_REQUIREMENT_: Print the listing in its entirety and exactly, leaving out images.

_STORED DATA_:

● ● ● ● ●

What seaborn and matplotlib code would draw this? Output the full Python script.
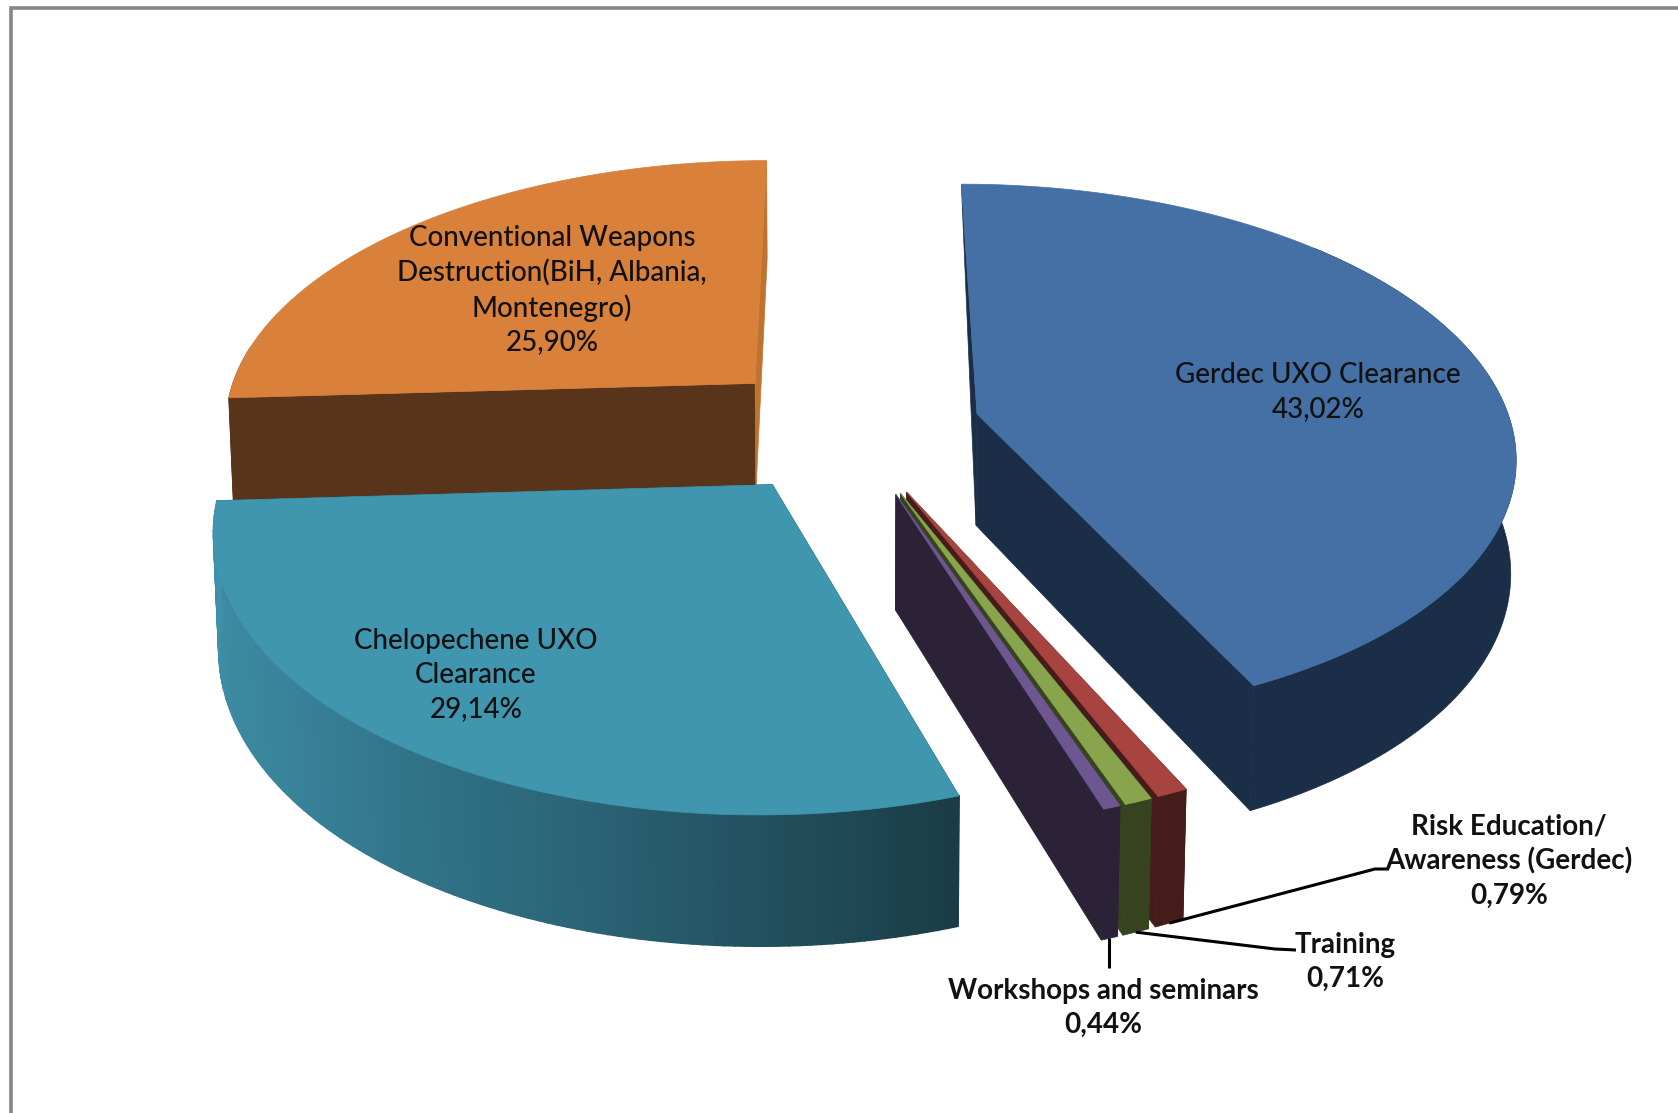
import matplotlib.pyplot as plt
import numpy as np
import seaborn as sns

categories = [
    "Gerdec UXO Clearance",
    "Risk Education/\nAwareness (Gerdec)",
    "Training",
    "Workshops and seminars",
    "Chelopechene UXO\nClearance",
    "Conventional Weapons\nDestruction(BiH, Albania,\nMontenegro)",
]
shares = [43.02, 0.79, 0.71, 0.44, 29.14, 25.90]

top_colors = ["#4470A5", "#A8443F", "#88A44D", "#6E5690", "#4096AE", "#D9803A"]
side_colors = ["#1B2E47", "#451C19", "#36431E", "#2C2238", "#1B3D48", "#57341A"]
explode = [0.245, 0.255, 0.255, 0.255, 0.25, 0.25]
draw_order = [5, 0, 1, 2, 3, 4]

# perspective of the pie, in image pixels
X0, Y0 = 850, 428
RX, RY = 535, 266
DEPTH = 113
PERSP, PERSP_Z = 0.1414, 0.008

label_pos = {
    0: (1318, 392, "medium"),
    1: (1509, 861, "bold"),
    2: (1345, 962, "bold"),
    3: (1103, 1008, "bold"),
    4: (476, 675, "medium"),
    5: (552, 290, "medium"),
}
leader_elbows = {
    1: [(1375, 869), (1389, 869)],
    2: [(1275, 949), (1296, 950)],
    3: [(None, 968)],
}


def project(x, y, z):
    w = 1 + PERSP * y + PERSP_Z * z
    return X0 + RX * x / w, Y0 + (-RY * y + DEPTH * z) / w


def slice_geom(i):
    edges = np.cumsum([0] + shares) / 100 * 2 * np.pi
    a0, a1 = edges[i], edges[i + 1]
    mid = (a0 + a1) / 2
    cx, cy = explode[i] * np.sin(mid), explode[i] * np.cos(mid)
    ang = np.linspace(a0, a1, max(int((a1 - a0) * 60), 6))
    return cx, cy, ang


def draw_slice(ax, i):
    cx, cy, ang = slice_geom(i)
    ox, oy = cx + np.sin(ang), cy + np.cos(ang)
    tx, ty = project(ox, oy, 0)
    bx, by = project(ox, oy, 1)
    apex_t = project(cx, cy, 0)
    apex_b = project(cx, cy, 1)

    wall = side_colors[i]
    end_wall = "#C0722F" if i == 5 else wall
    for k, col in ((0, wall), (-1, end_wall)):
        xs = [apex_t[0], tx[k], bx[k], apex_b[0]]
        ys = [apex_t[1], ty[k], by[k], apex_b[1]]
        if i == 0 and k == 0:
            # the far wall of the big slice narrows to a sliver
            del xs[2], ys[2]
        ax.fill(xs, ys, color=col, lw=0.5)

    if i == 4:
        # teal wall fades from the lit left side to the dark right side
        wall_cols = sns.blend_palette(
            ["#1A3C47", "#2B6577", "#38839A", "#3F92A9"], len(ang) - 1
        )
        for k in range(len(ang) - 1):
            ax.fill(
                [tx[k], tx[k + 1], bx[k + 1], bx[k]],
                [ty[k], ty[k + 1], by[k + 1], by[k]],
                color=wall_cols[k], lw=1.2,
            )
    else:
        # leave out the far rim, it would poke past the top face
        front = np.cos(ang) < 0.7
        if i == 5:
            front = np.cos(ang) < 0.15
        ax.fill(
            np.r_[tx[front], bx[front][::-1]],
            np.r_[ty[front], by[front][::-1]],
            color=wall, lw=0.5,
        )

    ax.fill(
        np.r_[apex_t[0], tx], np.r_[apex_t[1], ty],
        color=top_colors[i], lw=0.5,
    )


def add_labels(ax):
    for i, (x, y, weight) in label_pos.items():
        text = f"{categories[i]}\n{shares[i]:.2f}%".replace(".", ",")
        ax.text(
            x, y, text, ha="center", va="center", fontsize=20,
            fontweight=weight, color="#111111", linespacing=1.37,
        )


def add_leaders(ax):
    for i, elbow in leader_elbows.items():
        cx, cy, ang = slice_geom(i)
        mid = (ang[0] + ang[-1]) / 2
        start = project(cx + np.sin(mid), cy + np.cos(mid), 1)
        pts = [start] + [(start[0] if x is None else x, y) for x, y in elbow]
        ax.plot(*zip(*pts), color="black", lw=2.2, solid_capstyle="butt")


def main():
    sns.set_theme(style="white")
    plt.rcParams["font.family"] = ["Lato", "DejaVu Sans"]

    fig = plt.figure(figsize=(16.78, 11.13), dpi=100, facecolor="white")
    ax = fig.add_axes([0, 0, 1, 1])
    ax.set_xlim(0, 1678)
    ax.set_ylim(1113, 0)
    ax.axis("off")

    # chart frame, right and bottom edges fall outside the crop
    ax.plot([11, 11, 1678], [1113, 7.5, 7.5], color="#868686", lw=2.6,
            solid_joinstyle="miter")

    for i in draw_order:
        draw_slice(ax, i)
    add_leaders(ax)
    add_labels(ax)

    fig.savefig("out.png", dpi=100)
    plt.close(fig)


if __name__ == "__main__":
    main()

● ● ● ● ●

_RESULT FOR THIS TASK_:
What seaborn and matplotlib code would draw this? Output the full Python script.
import matplotlib.pyplot as plt
import numpy as np
import seaborn as sns

categories = [
    "Gerdec UXO Clearance",
    "Risk Education/\nAwareness (Gerdec)",
    "Training",
    "Workshops and seminars",
    "Chelopechene UXO\nClearance",
    "Conventional Weapons\nDestruction(BiH, Albania,\nMontenegro)",
]
shares = [43.02, 0.79, 0.71, 0.44, 29.14, 25.90]

top_colors = ["#4470A5", "#A8443F", "#88A44D", "#6E5690", "#4096AE", "#D9803A"]
side_colors = ["#1B2E47", "#451C19", "#36431E", "#2C2238", "#1B3D48", "#57341A"]
explode = [0.245, 0.255, 0.255, 0.255, 0.25, 0.25]
draw_order = [5, 0, 1, 2, 3, 4]

# perspective of the pie, in image pixels
X0, Y0 = 850, 428
RX, RY = 535, 266
DEPTH = 113
PERSP, PERSP_Z = 0.1414, 0.008

label_pos = {
    0: (1318, 392, "medium"),
    1: (1509, 861, "bold"),
    2: (1345, 962, "bold"),
    3: (1103, 1008, "bold"),
    4: (476, 675, "medium"),
    5: (552, 290, "medium"),
}
leader_elbows = {
    1: [(1375, 869), (1389, 869)],
    2: [(1275, 949), (1296, 950)],
    3: [(None, 968)],
}


def project(x, y, z):
    w = 1 + PERSP * y + PERSP_Z * z
    return X0 + RX * x / w, Y0 + (-RY * y + DEPTH * z) / w


def slice_geom(i):
    edges = np.cumsum([0] + shares) / 100 * 2 * np.pi
    a0, a1 = edges[i], edges[i + 1]
    mid = (a0 + a1) / 2
    cx, cy = explode[i] * np.sin(mid), explode[i] * np.cos(mid)
    ang = np.linspace(a0, a1, max(int((a1 - a0) * 60), 6))
    return cx, cy, ang


def draw_slice(ax, i):
    cx, cy, ang = slice_geom(i)
    ox, oy = cx + np.sin(ang), cy + np.cos(ang)
    tx, ty = project(ox, oy, 0)
    bx, by = project(ox, oy, 1)
    apex_t = project(cx, cy, 0)
    apex_b = project(cx, cy, 1)

    wall = side_colors[i]
    end_wall = "#C0722F" if i == 5 else wall
    for k, col in ((0, wall), (-1, end_wall)):
        xs = [apex_t[0], tx[k], bx[k], apex_b[0]]
        ys = [apex_t[1], ty[k], by[k], apex_b[1]]
        if i == 0 and k == 0:
            # the far wall of the big slice narrows to a sliver
            del xs[2], ys[2]
        ax.fill(xs, ys, color=col, lw=0.5)

    if i == 4:
        # teal wall fades from the lit left side to the dark right side
        wall_cols = sns.blend_palette(
            ["#1A3C47", "#2B6577", "#38839A", "#3F92A9"], len(ang) - 1
        )
        for k in range(len(ang) - 1):
            ax.fill(
                [tx[k], tx[k + 1], bx[k + 1], bx[k]],
                [ty[k], ty[k + 1], by[k + 1], by[k]],
                color=wall_cols[k], lw=1.2,
            )
    else:
        # leave out the far rim, it would poke past the top face
        front = np.cos(ang) < 0.7
        if i == 5:
            front = np.cos(ang) < 0.15
        ax.fill(
            np.r_[tx[front], bx[front][::-1]],
            np.r_[ty[front], by[front][::-1]],
            color=wall, lw=0.5,
        )

    ax.fill(
        np.r_[apex_t[0], tx], np.r_[apex_t[1], ty],
        color=top_colors[i], lw=0.5,
    )


def add_labels(ax):
    for i, (x, y, weight) in label_pos.items():
        text = f"{categories[i]}\n{shares[i]:.2f}%".replace(".", ",")
        ax.text(
            x, y, text, ha="center", va="center", fontsize=20,
            fontweight=weight, color="#111111", linespacing=1.37,
        )


def add_leaders(ax):
    for i, elbow in leader_elbows.items():
        cx, cy, ang = slice_geom(i)
        mid = (ang[0] + ang[-1]) / 2
        start = project(cx + np.sin(mid), cy + np.cos(mid), 1)
        pts = [start] + [(start[0] if x is None else x, y) for x, y in elbow]
        ax.plot(*zip(*pts), color="black", lw=2.2, solid_capstyle="butt")


def main():
    sns.set_theme(style="white")
    plt.rcParams["font.family"] = ["Lato", "DejaVu Sans"]

    fig = plt.figure(figsize=(16.78, 11.13), dpi=100, facecolor="white")
    ax = fig.add_axes([0, 0, 1, 1])
    ax.set_xlim(0, 1678)
    ax.set_ylim(1113, 0)
    ax.axis("off")

    # chart frame, right and bottom edges fall outside the crop
    ax.plot([11, 11, 1678], [1113, 7.5, 7.5], color="#868686", lw=2.6,
            solid_joinstyle="miter")

    for i in draw_order:
        draw_slice(ax, i)
    add_leaders(ax)
    add_labels(ax)

    fig.savefig("out.png", dpi=100)
    plt.close(fig)


if __name__ == "__main__":
    main()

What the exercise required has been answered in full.